В Танском государстве соединился Северный и Южный Китай.
Но соединяются не только части страны, соединяются существа – и существа разных способов бытия – люди и оборотни. Последние отдают людям свое время, свою жизнь, а те не могут уберечь их от собак.
Интересно при этом построение пространства.
В русских сказках, например, зверь живет в пространстве человека.
В китайской новелле рядом с жизнью и миром людей существует жизнь и мир волшебных существ.
Некий Лю И, провалившийся на государственных экзаменах, встречает у дороги девушку, которая пасет овец.
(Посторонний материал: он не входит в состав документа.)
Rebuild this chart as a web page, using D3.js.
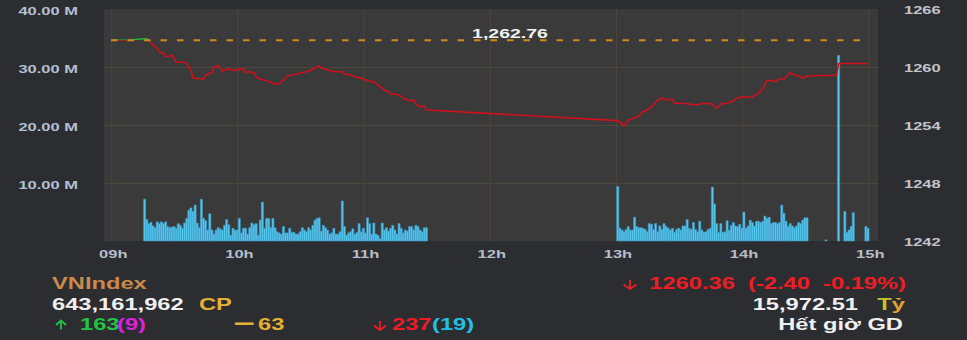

Девушка была красива, но очень печальна и «одета как служанка». Лю И пожалел ее и вызвался ей помочь. Выяснилось, что девушка младшая дочь Дракона, владыки озера Дунтинху, девушка неудачно вышла замуж за второго сына духа реки Цзин, а бараны, которых она пасет, на деле раскаты грома, у них был «свирепый взгляд и смертельная поступь», странная «манера пить и жевать... но шерсть и рожки не отличались от тех, что у обычных овец».
Девушка просит Лю И отнести записку ее отцу Дракону, который живет в одном из самых больших озер Китая. Попасть в озеро довольно просто – нужно найти апельсиновое дерево, известное местным жителям, «снять свой пояс, привязать его к дереву. а затем три раза постучать по дереву; за тем, кто ответит, можно следовать без всяких колебаний» (с. 32).